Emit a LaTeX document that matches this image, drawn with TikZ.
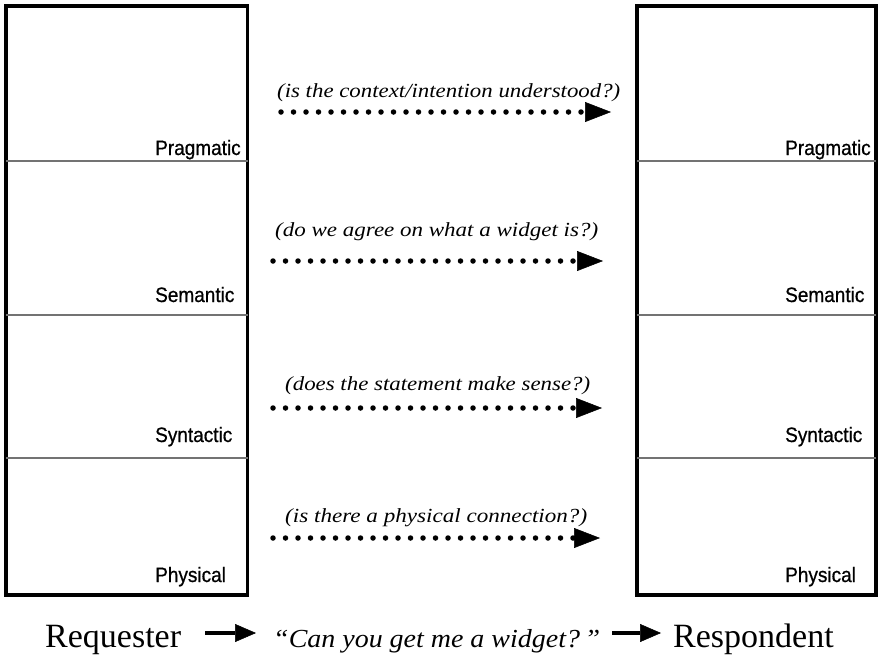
\documentclass[tikz,border=0pt]{standalone}
\usepackage{fontspec}
\setmainfont{Liberation Serif}
\newfontfamily\arialf[FakeBold=0.7]{Liberation Sans}
\usetikzlibrary{arrows.meta}
\begin{document}
\begin{tikzpicture}[x=1pt,y=-1pt,
  stack/.style={draw=black, line width=3.5pt, inner sep=0pt, outer sep=0pt, anchor=north west},
  divider/.style={draw=black!55, line width=1.4pt},
  layer/.style={anchor=base west, inner sep=0pt, font=\arialf\fontsize{19}{22}\selectfont},
  question/.style={anchor=base west, inner sep=0pt, font=\itshape\fontsize{20}{24}\selectfont},
  dotarrow/.style={line width=5.5pt, line cap=round, dash pattern=on 0pt off 12.5pt,
     -{Triangle[length=26pt,width=20pt,line width=0.5pt]}},
  flow/.style={line width=3.5pt, -{Triangle[length=21pt,width=18pt,line width=0.5pt]}},
  big/.style={anchor=base west, inner sep=0pt, font=\fontsize{34}{40}\selectfont},
  quote/.style={anchor=base west, inner sep=0pt, font=\itshape\fontsize{26}{30}\selectfont},
]
\useasboundingbox (0,0) rectangle (879,659);
\fill[white] (0,0) rectangle (879,659);

% stacks
\node[stack, minimum width=241.5pt, minimum height=589pt] (reqbox) at (6,6) {};
\node[stack, minimum width=239pt, minimum height=589pt] (resbox) at (637,6) {};
\foreach \y in {161,315,458}{
  \draw[divider] (6,\y) -- (247.5,\y);
  \draw[divider] (637,\y) -- (876,\y);
}

% layer labels
\node[layer] (lp) at (155,155) {\scalebox{1}[1.1]{Pragmatic}};
\node[layer] (ls) at (155,302) {\scalebox{1}[1.1]{Semantic}};
\node[layer] (ly) at (155,442) {\scalebox{1}[1.1]{Syntactic}};
\node[layer] (lh) at (155,582) {\scalebox{1}[1.1]{Physical}};
\node[layer] (rp) at (785,155) {\scalebox{1}[1.1]{Pragmatic}};
\node[layer] (rs) at (785,302) {\scalebox{1}[1.1]{Semantic}};
\node[layer] (ry) at (785,442) {\scalebox{1}[1.1]{Syntactic}};
\node[layer] (rh) at (785,582) {\scalebox{1}[1.1]{Physical}};

% questions
\node[question] (t1) at (277,97) {\resizebox{343pt}{\height}{(is the context/intention understood?)}};
\node[question] (t2) at (275,236) {\resizebox{323pt}{\height}{(do we agree on what a widget is?)}};
\node[question] (t3) at (285,390) {\resizebox{305pt}{\height}{(does the statement make sense?)}};
\node[question] (t4) at (285,522) {\resizebox{302pt}{\height}{(is there a physical connection?)}};

\coordinate (a1s) at (281,112); \coordinate (a1e) at (611,112);
\coordinate (a2s) at (273,261); \coordinate (a2e) at (603,261);
\coordinate (a3s) at (273,408); \coordinate (a3e) at (602,408);
\coordinate (a4s) at (273,538); \coordinate (a4e) at (600,538);
\draw[dotarrow] (a1s) -- (a1e);
\draw[dotarrow] (a2s) -- (a2e);
\draw[dotarrow] (a3s) -- (a3e);
\draw[dotarrow] (a4s) -- (a4e);

% bottom line
\node[big] (req) at (45,647) {Requester};
\node[quote] (qt) at (273,647) {\resizebox{327pt}{\height}{“Can you get me a widget?\,”}};
\node[big] (resp) at (673,647) {Respondent};
\coordinate (f1s) at (205,633); \coordinate (f1e) at (256,633);
\coordinate (f2s) at (612,633); \coordinate (f2e) at (661,633);
\draw[flow] (f1s) -- (f1e);
\draw[flow] (f2s) -- (f2e);
\end{tikzpicture}
\end{document}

Exercise aim — Every line of the data above should be quoted exactly. Omit the pictures.

Exercise result —
Emit a LaTeX document that matches this image, drawn with TikZ.
\documentclass[tikz,border=0pt]{standalone}
\usepackage{fontspec}
\setmainfont{Liberation Serif}
\newfontfamily\arialf[FakeBold=0.7]{Liberation Sans}
\usetikzlibrary{arrows.meta}
\begin{document}
\begin{tikzpicture}[x=1pt,y=-1pt,
  stack/.style={draw=black, line width=3.5pt, inner sep=0pt, outer sep=0pt, anchor=north west},
  divider/.style={draw=black!55, line width=1.4pt},
  layer/.style={anchor=base west, inner sep=0pt, font=\arialf\fontsize{19}{22}\selectfont},
  question/.style={anchor=base west, inner sep=0pt, font=\itshape\fontsize{20}{24}\selectfont},
  dotarrow/.style={line width=5.5pt, line cap=round, dash pattern=on 0pt off 12.5pt,
     -{Triangle[length=26pt,width=20pt,line width=0.5pt]}},
  flow/.style={line width=3.5pt, -{Triangle[length=21pt,width=18pt,line width=0.5pt]}},
  big/.style={anchor=base west, inner sep=0pt, font=\fontsize{34}{40}\selectfont},
  quote/.style={anchor=base west, inner sep=0pt, font=\itshape\fontsize{26}{30}\selectfont},
]
\useasboundingbox (0,0) rectangle (879,659);
\fill[white] (0,0) rectangle (879,659);

% stacks
\node[stack, minimum width=241.5pt, minimum height=589pt] (reqbox) at (6,6) {};
\node[stack, minimum width=239pt, minimum height=589pt] (resbox) at (637,6) {};
\foreach \y in {161,315,458}{
  \draw[divider] (6,\y) -- (247.5,\y);
  \draw[divider] (637,\y) -- (876,\y);
}

% layer labels
\node[layer] (lp) at (155,155) {\scalebox{1}[1.1]{Pragmatic}};
\node[layer] (ls) at (155,302) {\scalebox{1}[1.1]{Semantic}};
\node[layer] (ly) at (155,442) {\scalebox{1}[1.1]{Syntactic}};
\node[layer] (lh) at (155,582) {\scalebox{1}[1.1]{Physical}};
\node[layer] (rp) at (785,155) {\scalebox{1}[1.1]{Pragmatic}};
\node[layer] (rs) at (785,302) {\scalebox{1}[1.1]{Semantic}};
\node[layer] (ry) at (785,442) {\scalebox{1}[1.1]{Syntactic}};
\node[layer] (rh) at (785,582) {\scalebox{1}[1.1]{Physical}};

% questions
\node[question] (t1) at (277,97) {\resizebox{343pt}{\height}{(is the context/intention understood?)}};
\node[question] (t2) at (275,236) {\resizebox{323pt}{\height}{(do we agree on what a widget is?)}};
\node[question] (t3) at (285,390) {\resizebox{305pt}{\height}{(does the statement make sense?)}};
\node[question] (t4) at (285,522) {\resizebox{302pt}{\height}{(is there a physical connection?)}};

\coordinate (a1s) at (281,112); \coordinate (a1e) at (611,112);
\coordinate (a2s) at (273,261); \coordinate (a2e) at (603,261);
\coordinate (a3s) at (273,408); \coordinate (a3e) at (602,408);
\coordinate (a4s) at (273,538); \coordinate (a4e) at (600,538);
\draw[dotarrow] (a1s) -- (a1e);
\draw[dotarrow] (a2s) -- (a2e);
\draw[dotarrow] (a3s) -- (a3e);
\draw[dotarrow] (a4s) -- (a4e);

% bottom line
\node[big] (req) at (45,647) {Requester};
\node[quote] (qt) at (273,647) {\resizebox{327pt}{\height}{“Can you get me a widget?\,”}};
\node[big] (resp) at (673,647) {Respondent};
\coordinate (f1s) at (205,633); \coordinate (f1e) at (256,633);
\coordinate (f2s) at (612,633); \coordinate (f2e) at (661,633);
\draw[flow] (f1s) -- (f1e);
\draw[flow] (f2s) -- (f2e);
\end{tikzpicture}
\end{document}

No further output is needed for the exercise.